A scenario: one presidential candidate, a bitter rival of the incumbent, has just won an election. He is about two months away from entering the Oval Office. The current president is backing a war overseas that has lasted nearly three years and cost American taxpayers many billions of dollars. The war, between two nations—one, the invader, and the other, the invaded—has killed or wounded as many as one million people. The invader holds the largest nuclear arsenal on Earth. For much of the war, the president has aggressively boosted the military capabilities of the invaded country. One red line was always straightforward: not offering weaponry that would strike directly at the invader and precipitate, potentially, a direct clash between the United States and the world’s other great nuclear superpower. Most of the military elite of the last century agreed this would be disastrous. The incoming president has talked vaguely of a negotiated settlement to end the war—not at all on the invaded nation’s terms—and his vice president has been especially outspoken about the need to end all hostilities. But the outgoing president had one last gift to grant the invaded country: long-range missiles to strike directly at the heart of the invader, the sort that could easily bring the two great nuclear superpowers into direct conflict. The missiles, on their own, could not deliver victory for the invaded country, but they could readily increase the possibility of nuclear war.
The above, obviously, describes Russia’s invasion of Ukraine, and allows for a bit of clarity by momentarily striking the names of Joe Biden and Donald Trump from the record. The war, in February, will have lasted three years, and few Western elites seem to care about finding a path to ending the carnage. They are especially—and frighteningly—unbothered by the possibility of direct war between Russia and the United States, and the remote chance civilization-ending nuclear missiles are deployed. In America, Democrats and traditional GOP hawks have been united around two irreconcilable arguments: Vladimir Putin is an absolute madman bent on conquering all of Europe and he is also someone who would never launch a nuclear strike, and such threats cannot be taken seriously. If Putin is the unhinged autocrat Western elites believe he is, shouldn’t the nuclear threat be avoided at all costs? Wouldn’t a dictator who wants to subdue the West launch such a missile if he got desperate enough?
I, like you, have no real concept of what Putin is thinking. I can only elucidate the grim reality before us. What’s been apparent since 2022—and what crackpot realists cannot admit—is that this conflict does not resemble World War II, like so many pundits have declared. It is much more akin to the first World War, with battle lines that hardly move and new technologies, like drones, that fortify defenses at the expense of the military trying to push forward. Russia cannot conquer Europe because it can’t even take Kyiv. There is no such thing as a blitzkrieg in 2020s warfare. It’s not even clear, as much as the West insists otherwise, that Russia wants any more than fresh chunks of a former Soviet republic. They will have to settle for Crimea, which they seized a decade ago, and perhaps some of the territory they conquered in the current war. Ukraine and the West, meanwhile, cannot live their dream of crushing Russia and winning back every piece of land Putin has seized since the 2010s. Russia will not lose a land war, just as they won’t be able to move troop columns into Poland. Putin and Zelenskyy are maximalists in their own way, and they both, at some point in the near future, will have to be forced to a negotiating table.

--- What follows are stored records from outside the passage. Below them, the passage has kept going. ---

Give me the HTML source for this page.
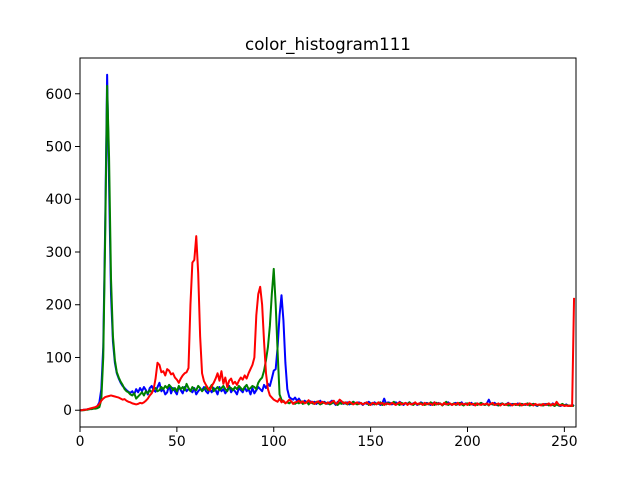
<!DOCTYPE html>
<html><head><meta charset="utf-8"><style>
body{margin:0;background:#fff}
svg{display:block;font-family:"DejaVu Sans","Liberation Sans",sans-serif}
</style></head><body>
<svg id="chart" width="640" height="480" viewBox="0 0 640 480">
<rect width="640" height="480" fill="#fff"/>
<text x="328" y="50" text-anchor="middle" font-size="16.7">color_histogram111</text>
<g id="plot"></g>
<g id="axes"></g>
</svg>
<script>
const xTicks=[0,50,100,150,200,250];
const yTicks=[0,100,200,300,400,500,600];
const seriesNames=["blue","green","red"];
const blueVals=[0,0,1,1,2,2,3,4,5,8,15,40,120,350,636,430,
220,130,90,70,60,52,46,42,38,35,33,36,30,40,34,42,
36,44,38,30,42,46,38,35,44,52,36,40,30,34,48,32,
42,36,30,45,38,32,44,36,40,38,34,42,30,36,40,38,
44,36,32,40,34,42,38,30,44,36,40,32,38,46,34,40,
36,30,42,38,34,44,36,40,30,42,32,38,44,40,36,48,
42,50,46,60,75,78,120,180,218,170,90,40,25,22,20,24,
18,22,16,14,18,15,13,17,14,16,12,15,18,13,16,14,
12,15,18,14,10,16,13,17,12,14,15,11,13,16,14,12,
15,13,10,14,12,16,13,11,15,12,14,10,13,22,12,15,
14,11,13,15,12,16,13,10,14,12,15,11,13,14,10,12,
15,13,11,14,12,10,13,15,11,14,12,10,13,11,15,12,
10,13,14,11,12,15,10,13,12,11,14,10,12,13,11,14,
12,10,13,20,12,11,14,10,9,12,13,10,11,14,9,12,
11,10,13,9,12,11,10,13,9,11,12,10,8,11,10,9,
12,10,11,9,13,10,12,9,8,10,9,11,8,9,8,10];
const greenVals=[0,0,0,1,1,2,2,3,3,4,6,20,100,330,615,480,
250,140,95,72,62,54,48,40,36,34,30,28,32,22,26,30,
34,28,36,32,38,34,40,42,36,38,44,40,46,42,48,44,
38,42,36,46,40,44,38,50,42,36,44,40,38,46,42,36,
40,44,38,42,48,36,40,44,38,42,46,40,36,44,42,38,
44,40,46,42,38,44,48,40,42,46,44,40,52,58,62,75,
95,120,160,220,268,200,110,30,20,16,14,15,13,16,14,12,
15,13,17,12,14,16,11,15,13,12,16,14,11,13,15,12,
14,11,13,16,12,10,14,12,15,13,11,14,12,16,13,11,
12,14,11,13,15,10,12,14,11,13,12,15,10,13,11,14,
12,13,16,11,12,10,14,12,13,11,15,12,10,13,12,11,
14,12,10,13,11,15,12,10,14,11,13,9,12,16,10,12,
11,13,10,12,14,11,9,12,13,10,12,11,13,10,12,14,
11,10,12,9,13,11,10,12,9,11,13,10,12,9,11,10,
12,10,11,9,12,10,11,13,9,10,12,11,9,10,11,9,
10,12,9,11,10,8,11,9,10,12,9,10,9,8,9,8];
const redVals=[0,0,1,1,2,3,4,5,6,8,12,18,22,25,26,27,
28,27,26,25,24,22,20,21,18,16,15,13,12,11,12,14,
13,15,18,22,28,32,40,60,90,86,72,74,66,78,75,68,
70,62,58,52,60,66,70,72,80,200,280,285,330,260,140,70,
55,48,42,38,46,52,60,70,56,74,50,62,44,56,60,50,
54,48,56,62,58,66,60,70,78,86,100,180,220,234,200,130,
70,40,28,24,20,18,16,22,15,18,13,16,20,17,12,15,
16,18,14,17,13,15,19,14,16,12,15,17,13,16,14,12,
15,13,16,18,12,14,20,17,13,15,12,16,14,11,13,15,
12,14,11,13,15,12,10,14,13,11,15,12,14,10,13,12,
11,14,12,10,13,15,11,12,14,10,13,11,12,15,11,13,
12,10,14,11,13,12,10,15,11,13,12,10,14,11,12,13,
10,12,11,14,10,13,11,12,10,14,11,12,9,13,11,10,
12,11,13,10,12,14,10,11,13,9,12,11,10,13,12,9,
11,12,10,13,9,11,12,10,13,11,9,12,10,11,9,12,
10,11,13,9,12,10,16,11,9,10,8,9,8,9,8,213];
const seriesVals=[blueVals,greenVals,redVals];
const colors=["#0000ff","#008000","#ff0000"];

const L=80,R=576,T=58,B=427;
const xMin=0,xMax=256,yMin=-31.8,yMax=667.8;
function xs(v){return L+(v-xMin)/(xMax-xMin)*(R-L);}
function ys(v){return B-(v-yMin)/(yMax-yMin)*(B-T);}
const NS="http://www.w3.org/2000/svg";
const plot=document.getElementById('plot');
const axes=document.getElementById('axes');

seriesVals.forEach((vals,si)=>{
  const pl=document.createElementNS(NS,'polyline');
  pl.setAttribute('points',vals.map((v,i)=>xs(i).toFixed(2)+','+ys(v).toFixed(2)).join(' '));
  pl.setAttribute('fill','none');
  pl.setAttribute('stroke',colors[si]);
  pl.setAttribute('stroke-width','2');
  pl.setAttribute('stroke-linejoin','round');
  
  
  plot.appendChild(pl);
});

const frame=document.createElementNS(NS,'rect');
frame.setAttribute('x',L);frame.setAttribute('y',T);
frame.setAttribute('width',R-L);frame.setAttribute('height',B-T);
frame.setAttribute('fill','none');frame.setAttribute('stroke','#000');frame.setAttribute('stroke-width','1');


axes.appendChild(frame);

xTicks.forEach(t=>{
  const x=xs(t);
  const ln=document.createElementNS(NS,'line');
  ln.setAttribute('x1',x);ln.setAttribute('x2',x);ln.setAttribute('y1',B);ln.setAttribute('y2',B+5);
  ln.setAttribute('stroke','#000');
  
  
  axes.appendChild(ln);
  const tx=document.createElementNS(NS,'text');
  tx.setAttribute('x',x);tx.setAttribute('y',B+19);tx.setAttribute('text-anchor','middle');tx.setAttribute('font-size','13.9');
  tx.textContent=t;
  
  
  axes.appendChild(tx);
});
yTicks.forEach(t=>{
  const y=ys(t);
  const ln=document.createElementNS(NS,'line');
  ln.setAttribute('x1',L-5);ln.setAttribute('x2',L);ln.setAttribute('y1',y);ln.setAttribute('y2',y);
  ln.setAttribute('stroke','#000');
  
  
  axes.appendChild(ln);
  const tx=document.createElementNS(NS,'text');
  tx.setAttribute('x',L-8);tx.setAttribute('y',y+5);tx.setAttribute('text-anchor','end');tx.setAttribute('font-size','13.9');
  tx.textContent=t;
  
  
  axes.appendChild(tx);
});
</script>
</body></html>
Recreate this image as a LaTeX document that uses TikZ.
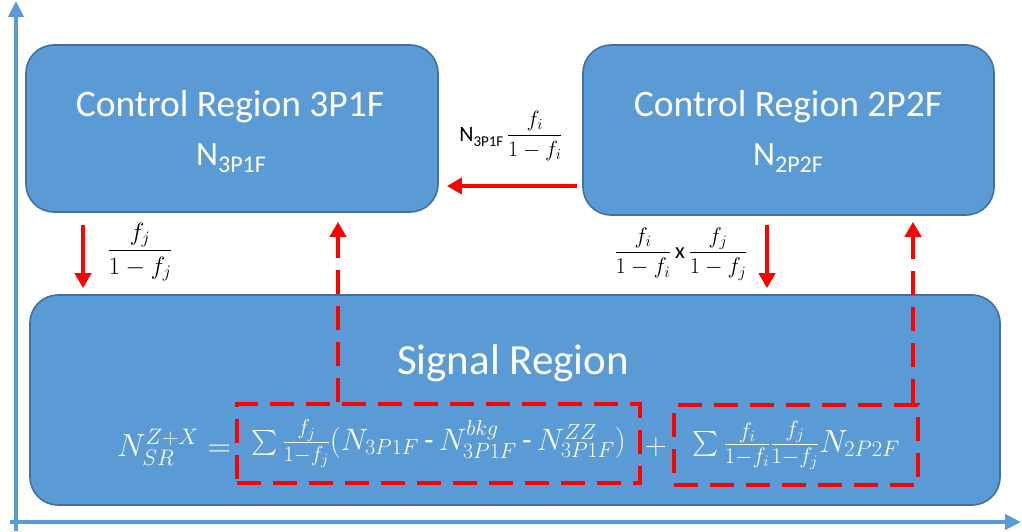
\RequirePackage{fix-cm}
\documentclass[tikz,border=0pt]{standalone}
\usepackage{fontspec}
\setmainfont{Carlito}
\usepackage{amsmath}
\usetikzlibrary{arrows.meta,calc}
\definecolor{boxfill}{HTML}{5B9BD5}
\definecolor{boxline}{HTML}{41719C}
\definecolor{axiscol}{HTML}{5B9BD5}
\definecolor{arrred}{HTML}{FF0000}
\newcommand{\fs}[1]{\fontsize{#1}{#1}\selectfont}
\begin{document}
\begin{tikzpicture}[x=1pt,y=-1pt,
  region/.style={draw=boxline, line width=1.6pt, fill=boxfill, rounded corners=28pt, inner sep=0pt},
  title/.style={text=white, font=\fs{37.5}, inner sep=0pt},
  axisline/.style={draw=axiscol, line width=4pt, -{Triangle[length=16pt,width=15pt]}},
  redarrow/.style={draw=arrred, line width=4.5pt, -{Triangle[length=15pt,width=16pt]}},
  reddash/.style={draw=arrred, line width=4.5pt, dash pattern=on 24pt off 12pt, -{Triangle[length=15pt,width=16pt]}},
  dashbox/.style={draw=arrred, line width=4pt, dash pattern=on 24pt off 12pt, inner sep=0pt, text=white},
  lab/.style={inner sep=0pt, text=black}
]
\useasboundingbox (0,0) rectangle (1022,531);
% axes
\coordinate (ybot) at (16,531);
\coordinate (ytop) at (16,1);
\coordinate (xleft) at (10,522);
\coordinate (xright) at (1021,522);
\draw[axisline] (ybot) -- (ytop);
\draw[axisline] (xleft) -- (xright);
% regions
\node[region, minimum width=412pt, minimum height=167pt] (b1) at (232,128.5) {};
\node[region, minimum width=411pt, minimum height=170pt] (b2) at (788.5,130) {};
\node[region, minimum width=970pt, minimum height=210pt] (b3) at (515,400) {};
% titles
\node[title] (t1) at (230,107) {Control Region 3P1F};
\node[title, font=\fs{34}] (n1) at (231,158) {N\raisebox{-7pt}{\fs{24}3P1F}};
\node[title] (t2) at (788,107) {Control Region 2P2F};
\node[title, font=\fs{34}] (n2) at (788,158) {N\raisebox{-7pt}{\fs{24}2P2F}};
\node[title, font=\fs{43}] (t3) at (513,363) {Signal Region};
% equation
\node[inner sep=0pt, text=white, font=\fs{32}, anchor=east] (lhs) at (231,447) {$N_{SR}^{Z+X} =$};
\node[dashbox, minimum width=403pt, minimum height=79pt, font=\fs{31}] (d1) at (438.5,443.5)
  {$\sum \frac{f_j}{1-f_j}(N_{3P1F}\,\text{-}\,N^{bkg}_{3P1F}\,\text{-}\,N^{ZZ}_{3P1F})$};
\node[inner sep=0pt, text=white, font=\fs{30}] (plus) at (656,447) {$+$};
\node[dashbox, minimum width=244pt, minimum height=80pt, font=\fs{32}] (d2) at (796,445)
  {$\sum \frac{f_i}{1-f_i}\frac{f_j}{1-f_j} N_{2P2F}$};
% arrows
\draw[redarrow] ($(b2.west|-0,186)+(-5,0)$) -- ($(b1.east|-0,186)+(8,0)$);
\draw[redarrow] ($(83,0|-b1.south)+(0,12)$) -- ($(83,0|-b3.north)+(0,-6)$);
\draw[redarrow] ($(767,0|-b2.south)+(0,9)$) -- ($(767,0|-b3.north)+(0,-6)$);
\draw[reddash] (338,0|-d1.north) -- ($(338,0|-b1.south)+(0,9)$);
\draw[reddash] (913,0|-d2.north) -- ($(913,0|-b2.south)+(0,6)$);
% labels
\node[lab, font=\fs{22}] (l1) at (511,136) {N\raisebox{-5pt}{\fs{15}3P1F}\,$\displaystyle\frac{f_i}{1-f_i}$};
\node[lab, font=\fs{25}] (l2) at (140,252) {$\displaystyle\frac{f_j}{1-f_j}$};
\node[lab, font=\fs{22.5}] (l3) at (681,254) {$\displaystyle\frac{f_i}{1-f_i}$\,x\,$\displaystyle\frac{f_j}{1-f_j}$};
\end{tikzpicture}
\end{document}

Otherwise, the doomsday clock ticks closer to midnight. Biden, eighty-two and about to retire, does not seem to care. Why else authorize the long-range ATACMS to strike Russia? Why else permit what even the rapacious Cold Warriors sought to avoid? What will actually be accomplished? The Biden administration is cavalier about all of it, and won’t entertain the notion of any kind of settlement to end the war. These agreements, naturally, are fraught, because a truth will have to be confronted that the most zealous American liberals and neoconservatives still cannot bring themselves to speak aloud: Russia is not vanishing off the face of the Earth. Regime change is not imminent. If Putin dies, this does not mean there will be democracy in Russia, or any repeat of the 1990s, when the United States could dictate policy there. Ukraine will not join NATO. Not negotiating an end to the war will mean more suffering for Ukraine and Russia alike, and a war of attrition that Russia, with its larger population and fresh infusion of North Korean troops, is better positioned to win. America must play a direct role in the war’s end because America is funding this war.
In the meantime, it will be up to the mercurial Trump to strike a peace deal. Given the general incoherence of his incoming administration—and his insectoid attention span—there are plenty of reasons to be pessimistic. What is clear, though, is that if the roles were reversed and it were a departing Trump greenlighting ATACMS while Biden was potentially waiting to negotiate some kind of settlement, the left would call Trump a madman.